Namun semua itu, lanjut Wan Sopian bukan keinginan, bahkan tidak ada yang menduga akan terjadi musibah dan membuat semua aktifitas tidak dapat berjalan normal seperti biasa.
“Benar, kalau berlarut-larut generasi bangsa ini bisa bodoh, tetapi apa boleh buat memang cuma itu yang bisa dilakukan pemerintah, siapa juga yang mau? tentunya tidak ada yang mau. Banyak orang pintar-pintar mengatakan kalau ini terus-terusan akan jadi begini begitu, justru dari itu makanya pemerintah mengeluarkan aturan dan kita ikuti lah aturannya, gunanya untuk memutuskan mata rantai penyebaran Covid-19,” jelasnya.

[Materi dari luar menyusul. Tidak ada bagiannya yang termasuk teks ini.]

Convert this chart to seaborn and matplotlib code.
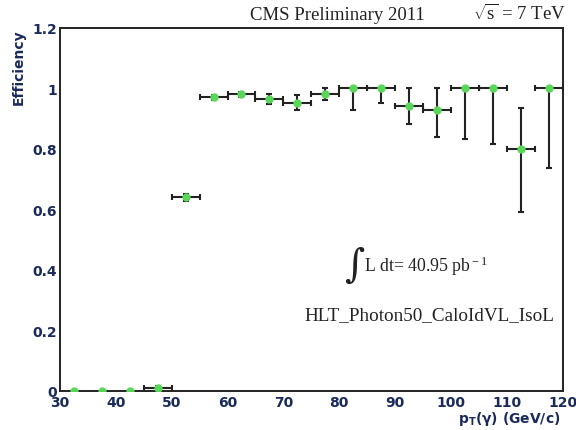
import numpy as np
import pandas as pd
import matplotlib
matplotlib.use("Agg")
import matplotlib.pyplot as plt
import seaborn as sns
from matplotlib.ticker import MultipleLocator

pt = [32.5, 37.5, 42.5, 47.5, 52.5, 57.5, 62.5, 67.5, 72.5, 77.5, 82.5, 87.5, 92.5, 97.5, 102.5, 107.5, 112.5, 117.5]
eff = [0.0, 0.0, 0.0, 0.01, 0.64, 0.971, 0.980, 0.965, 0.952, 0.982, 1.0, 1.0, 0.941, 0.930, 1.0, 1.0, 0.80, 1.0]
err_lo = [0.0, 0.0, 0.0, 0.006, 0.012, 0.008, 0.008, 0.017, 0.025, 0.019, 0.071, 0.049, 0.058, 0.091, 0.167, 0.184, 0.21, 0.264]
err_hi = [0.0, 0.0, 0.0, 0.006, 0.012, 0.008, 0.008, 0.017, 0.025, 0.019, 0.0, 0.0, 0.061, 0.07, 0.0, 0.0, 0.134, 0.0]
half_width = [0.0, 0.0, 0.0, 2.5, 2.5, 2.5, 2.5, 2.5, 2.5, 2.5, 2.5, 2.5, 2.5, 2.5, 2.5, 2.5, 2.5, 2.5]

df = pd.DataFrame({"pt": pt, "eff": eff})

sns.set_style("white")
plt.rcParams["mathtext.fontset"] = "custom"
plt.rcParams["mathtext.rm"] = "Liberation Serif"
plt.rcParams["mathtext.it"] = "Liberation Serif:italic"
plt.rcParams["mathtext.bf"] = "DejaVu Sans:bold"
plt.rcParams["mathtext.sf"] = "DejaVu Sans"

fig = plt.figure(figsize=(5.76, 4.31), dpi=100)
ax = fig.add_axes([0.104, 0.0905, 0.873, 0.8425])

mask = np.array(half_width) > 0
ax.errorbar(np.array(pt)[mask], np.array(eff)[mask],
            xerr=np.array(half_width)[mask],
            yerr=[np.array(err_lo)[mask], np.array(err_hi)[mask]],
            fmt="none", ecolor="#222222", elinewidth=1.5, capsize=2.5, capthick=1.5, zorder=2)
sns.scatterplot(data=df, x="pt", y="eff", ax=ax, color="#5ad65a", s=36,
                edgecolor="#5ad65a", linewidth=0, zorder=3)

ax.set_xlim(30, 120)
ax.set_ylim(0, 1.2)
ax.xaxis.set_major_locator(MultipleLocator(10))
ax.xaxis.set_minor_locator(MultipleLocator(2))
ax.yaxis.set_minor_locator(MultipleLocator(0.05))
ax.set_yticks([0, 0.2, 0.4, 0.6, 0.8, 1.0, 1.2])
ax.set_yticklabels(["0", "0.2", "0.4", "0.6", "0.8", "1", "1.2"])
ax.tick_params(axis="both", which="major", direction="in", length=9, width=1.3,
               top=False, right=False, labelsize=10, labelcolor="#1a2a5a", pad=2)
ax.tick_params(axis="x", which="major", pad=3)
ax.tick_params(axis="both", which="minor", direction="in", length=5, width=1.2,
               top=False, right=False)
for lab in ax.get_xticklabels() + ax.get_yticklabels():
    lab.set_fontweight("bold")
    lab.set_family("DejaVu Sans")
for s in ax.spines.values():
    s.set_visible(True)
    s.set_color("#222222")
    s.set_linewidth(1.4)

ax.set_xlabel("")
ax.set_ylabel("")
fig.text(0.033, 0.933, "Efficiency", rotation=90, ha="center", va="top",
         fontsize=10, fontweight="bold", color="#1a2a5a")
fig.text(0.973, 0.008, r"$\mathbf{p_T}$(γ) (GeV/c)", ha="right", va="bottom",
         fontsize=10, fontweight="bold", color="#1a2a5a")

serif = "Liberation Serif"
fig.text(0.585, 0.945, "CMS Preliminary 2011", ha="center", va="bottom",
         fontsize=13.5, family=serif, color="#222222")
fig.text(0.982, 0.945, r"$\sqrt{\rm s}$ = 7 TeV", ha="right", va="bottom",
         fontsize=13.5, family=serif, color="#222222")
ax.text(0.566, 0.345, "∫", transform=ax.transAxes,
        ha="left", va="center", fontsize=28, family="DejaVu Serif", color="#222222")
ax.text(0.605, 0.345, r"L dt= 40.95 pb$^{\rm -1}$", transform=ax.transAxes,
        ha="left", va="center", fontsize=12.8, family=serif, color="#222222")
ax.text(0.487, 0.21, "HLT_Photon50_CaloIdVL_IsoL", transform=ax.transAxes,
        ha="left", va="center", fontsize=13.8, family=serif, color="#222222")

fig.savefig("out.png", dpi=100)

Lebih jauh Wan Sopian menerangkan, alasan untama kenapa tidak dibanarkan sekolah tatap muka adalah untuk memutuskan mata rantai penyebaran Covid-19 dan aturan tersebut tidak dibuat sembarangan.
“Ingin normal, hilangkan dulu pandemi, sekarang anak naik kelas covid, lulus covid. Kasiannya yang baru masuk kelas satu SD, mereka lagi semangatnya sekolah, orang tuanya pengen melihat anaknya sekolah, tetapi hari ini tidak bisa. Jakarta itu penduduknya padat, kalau pemerintah mau menutup sekolah atau sekolah online itu bikin survey dulu ke wali murid. Jawaban wali murid tetap maunya di rumah, takut anaknya kenapa-kenapa, ini hasil survey bukan sembarangan tutup,” terangnya.
Berdasarkan hasil survey, lanjut Wan Sopian kebanyakan orang tuanya tidak membenarkan anak-anaknya masuk sekolah, karena masih kecil, mereka belum siap menjaga diri, bahkan belum bisa menjaga jarak sukanya kerumunan-kerumunan di sekolah.
“Nah, itu celah virus ini bisa menyerang, ini hasil survey bukan pemerintah semena-mena,” tutupnya. (KP).